Взять Миллера в компанию готовы, но при одном условии — сначала он должен пройти испытательный срок, зарекомендовать себя не на «курьерном», а на фискальном поприще. Ему вменяется в обязанность безостановочно курсировать из одной конторы телеграфного агентства в другую и, наблюдая за ходом дел, представлять руководству отчет о работе «на местах». Предложение «хоть и было заманчивым, но дурно попахивало» («Тропик Козерога»), — Миллер тем не менее уверенно говорит «да».
И, проработав полгода у Уиллэвера негласным осведомителем за 240 долларов в месяц, садится в кресло агента по найму (а по-нашему — заведующего отделом кадров) «Вестерн юнион» с неограниченной властью нанимать и увольнять тысячи людей, претендующих на место в курьерской службе именитой компании. Целой империи, куда входят сотни контор, и каждая со своим штатом курьеров. И штатом постоянно меняющимся, руководству, в данном случае Миллеру, приходится вести неравную борьбу с «текучкой»: курьер уходил выполнять «комиссию», но возвращался далеко не всегда. По дороге у него могли измениться планы, ему могло прийти в голову, что выгоднее продавать газеты, стоя на перекрестке, чем носиться сломя голову по огромному городу. Поэтому постоянный штат курьеров составлял не более 20 процентов от несметной курьерской армии со средней зарплатой, не превышающей полсотни в неделю.

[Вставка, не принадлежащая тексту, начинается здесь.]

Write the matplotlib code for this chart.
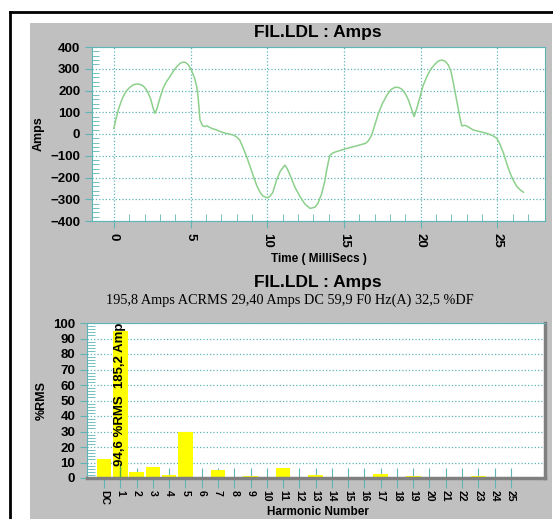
import numpy as np
import matplotlib
matplotlib.use("Agg")
import matplotlib.pyplot as plt
from matplotlib.patches import Rectangle
from matplotlib.lines import Line2D

plt.rcParams['font.family'] = ['Liberation Sans', 'DejaVu Sans']

# waveform (ms, A)
t = [0.0, 0.1, 0.28, 0.45, 0.6, 0.8, 1.04, 1.25, 1.48, 1.7, 1.91, 2.1, 2.24, 2.4, 2.55, 2.67,
     2.8, 2.9, 3.05, 3.2, 3.4, 3.65, 3.9, 4.1, 4.3, 4.48, 4.65, 4.85, 5.07, 5.25, 5.4, 5.5,
     5.61, 5.78, 5.95, 6.05, 6.2, 6.37, 6.7, 7.13, 7.5, 7.8, 8.0, 8.2, 8.4, 8.65, 8.9,
     9.1, 9.3, 9.5, 9.7, 9.96, 10.15, 10.35, 10.6, 10.85, 11.15, 11.3, 11.48, 11.8, 12.13,
     12.45, 12.78, 13.1, 13.3, 13.55, 13.75, 13.87, 14.0, 14.09, 14.25, 14.5, 15.2, 15.8,
     16.4, 16.6, 16.8, 17.0, 17.24, 17.5, 17.8, 18.05, 18.33, 18.55, 18.77, 19.0, 19.2,
     19.4, 19.57, 19.75, 19.96, 20.15, 20.4, 20.65, 20.94, 21.15, 21.38, 21.6, 21.8, 21.98,
     22.13, 22.3, 22.46, 22.58, 22.68, 22.85, 23.0, 23.2, 23.44, 23.9, 24.3, 24.7, 24.96,
     25.15, 25.4, 25.6, 25.83, 26.05, 26.27, 26.5, 26.7]
amps = [26, 60, 110, 145, 172, 197, 215, 226, 230, 228, 221, 205, 187, 160, 120, 95,
        115, 141, 177, 210, 238, 264, 292, 310, 324, 330, 330, 318, 290, 258, 218, 160,
        64, 38, 34, 38, 32, 26, 18, 6, 0, -5, -14, -28, -60, -104, -155,
        -196, -235, -265, -284, -293, -288, -270, -212, -170, -143, -160, -189, -245, -288,
        -322, -342, -337, -318, -273, -215, -166, -120, -97, -88, -81, -66, -55,
        -43, -30, -5, 40, 95, 140, 179, 204, 215, 214, 206, 185, 156,
        115, 80, 120, 172, 222, 264, 298, 322, 336, 340, 334, 317, 285,
        233, 170, 110, 65, 37, 40, 37, 28, 18, 10, 3, -8, -20,
        -45, -89, -135, -181, -215, -242, -258, -268]

harmonics = ['DC'] + [str(i) for i in range(1, 26)]
pct_rms = [12, 94.6, 3.8, 6.8, 2, 30, 0.7, 5.2, 0.7, 1.1, 0.6, 6.7, 0.6, 1.8, 0.4,
           0.4, 0.4, 2.9, 0.4, 1.2, 0.4, 0.3, 0.3, 1.4, 0.4, 0.4]

title = 'FIL.LDL : Amps'
summary = '195,8 Amps ACRMS 29,40 Amps DC 59,9 F0 Hz(A) 32,5 %DF'
bar_note = '94,6 %RMS  185,2 Amps'

W, H = 553, 519
fig = plt.figure(figsize=(W / 100, H / 100), dpi=100)
fig.patch.set_facecolor('white')

def fx(px):
    return px / W

def fy(py):
    return 1 - py / H

# gray panel and black frame
fig.patches.append(Rectangle((fx(30), 0), fx(552) - fx(30), fy(23), transform=fig.transFigure,
                             facecolor='#c0c0c0', edgecolor='none', zorder=-10))
fig.lines.append(Line2D([fx(9.5), fx(9.5)], [0, fy(12)], transform=fig.transFigure,
                        color='black', lw=2, zorder=-10))
fig.lines.append(Line2D([fx(9.5), 1], [fy(12), fy(12)], transform=fig.transFigure,
                        color='black', lw=2, zorder=-10))

teal = '#5fb5b5'

# ---- top: waveform
ax1 = fig.add_axes([fx(92), fy(221), fx(545) - fx(92), fy(47) - fy(221)])
ax1.plot(t, amps, color='#8cd08c', lw=1.1)
ax1.set_xlim(-1.43, 28.1)
ax1.set_ylim(-400, 400)
ax1.set_yticks(range(-400, 401, 100))
ax1.set_xticks(range(0, 26, 5))
ax1.set_xticks(range(0, 28), minor=True)
ax1.set_yticks(range(-400, 401, 20), minor=True)
ax1.grid(True, which='major', color=teal, ls=':', lw=0.9)
for s in ax1.spines.values():
    s.set_color(teal)
ax1.tick_params(axis='both', which='major', color=teal, direction='out', length=5, labelsize=9.5)
ax1.tick_params(axis='both', which='minor', color=teal, direction='in', length=5, width=0.6)
for lab in ax1.get_yticklabels():
    lab.set_fontweight('bold')
for lab in ax1.get_xticklabels():
    lab.set_fontweight('bold')
    lab.set_rotation(-90)
ax1.set_ylabel('Amps', fontweight='bold', fontsize=9, labelpad=4)
ax1.set_xlabel('Time ( MilliSecs )', fontweight='bold', fontsize=8.5, labelpad=4)
fig.text(fx(318), fy(33), title, ha='center', va='center', fontsize=12.5, fontweight='bold')

# ---- bottom: harmonics
ax2 = fig.add_axes([fx(87), fy(478), fx(545) - fx(87), fy(323) - fy(478)])
x = np.arange(len(harmonics))
ax2.bar(x, pct_rms, width=0.9, color='#ffff00', zorder=2)
ax2.plot([1, 1], [0, 9], color='#55aa55', lw=1, zorder=3)
ax2.set_xlim(-1.05, 27.1)
ax2.set_ylim(0, 100)
ax2.set_yticks(range(0, 101, 10))
ax2.set_yticks(range(0, 101, 2), minor=True)
ax2.set_xticks(x)
ax2.set_xticklabels(harmonics, rotation=-90, fontweight='bold', fontsize=7.5)
ax2.grid(True, axis='y', which='major', color=teal, ls=':', lw=0.9, zorder=1)
ax2.set_axisbelow(True)
for s in ax2.spines.values():
    s.set_color(teal)
ax2.spines['bottom'].set_color('#808080')
ax2.spines['bottom'].set_linewidth(2.5)
ax2.spines['right'].set_color('#808080')
ax2.spines['right'].set_linewidth(2.5)
ax2.tick_params(axis='x', which='major', color=teal, direction='inout', length=14, labelsize=7.5, pad=2)
ax2.tick_params(axis='y', which='major', color=teal, direction='out', length=5, labelsize=9.5)
ax2.tick_params(axis='y', which='minor', color=teal, direction='in', length=6, width=0.6)
for lab in ax2.get_yticklabels():
    lab.set_fontweight('bold')
ax2.text(1, 7.5, bar_note, rotation=90, ha='center', va='bottom', fontsize=9.5,
         fontweight='bold', clip_on=True, zorder=4)
ax2.set_ylabel('%RMS', fontweight='bold', fontsize=9, labelpad=4)
fig.text(fx(318), fy(512), 'Harmonic Number', ha='center', va='center', fontsize=8.5, fontweight='bold')
fig.text(fx(318), fy(283), title, ha='center', va='center', fontsize=12.5, fontweight='bold')
fig.text(fx(290), fy(300), summary, ha='center', va='center', fontsize=10.3, family='Liberation Serif')

fig.savefig('out.png', dpi=100)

Миллер впервые в жизни (а ему уже под тридцать) стал нужным и важным человеком, в его руках оказались судьбы тысячи человек. От желающих работать в «Вестерн юнион» не было отбоя. С утра в кабинет всесильного «кадровика» набивались просители из всех мыслимых сфер жизни. Работу искали все: негры, евреи, индейцы, эскимосы. Бывшие уголовники, алкоголики, проститутки, эпилептики. Ученые, инженеры, дантисты, матросы, ковбои, музыканты. Одного такого музыканта из Миннесоты, Гарольда Орвиса Росса, изучавшего в Джульярде теорию музыки, Миллер пригрел: познакомил с женой, поселил у себя и потом долго с ним переписывался. Мечтали служить в «Вестерн юнион» и фермеры, и бывшие сенаторы, и сутенеры. И, конечно же, эмигранты. Многие — люди психически неполноценные и почти все — дошедшие до ручки и готовые на любую работу. Мужчины, женщины и даже дети лет десяти-двенадцати рвались в кабинет агента по найму, и у каждого имелась «про запас» своя слезная история. Три телефона звонили одновременно и, как в кабинете булгаковского Филиппа Филипповича Тулумбасова, не замолкали ни на минуту. Миллер, как и колоритный персонаж «Театрального романа», демонстрировал чудеса психологической эквилибристики, ведь, с одной стороны, нельзя было ослушаться приказов сверху — уволить, например, всех курьеров свыше сорока пяти лет или не нанимать калек. Нельзя было пренебречь гневными окриками из главного офиса: «Срезать зарплату! Увеличить время работы! Ускорить доставку корреспонденции!» С другой же — хотелось невозможного: усовершенствовать курьерскую службу и в то же самое время удовлетворить просьбы страждущих. Ради получения работы эти люди были готовы на всё и даже предлагали взятки (которые иной раз благосклонно принимались).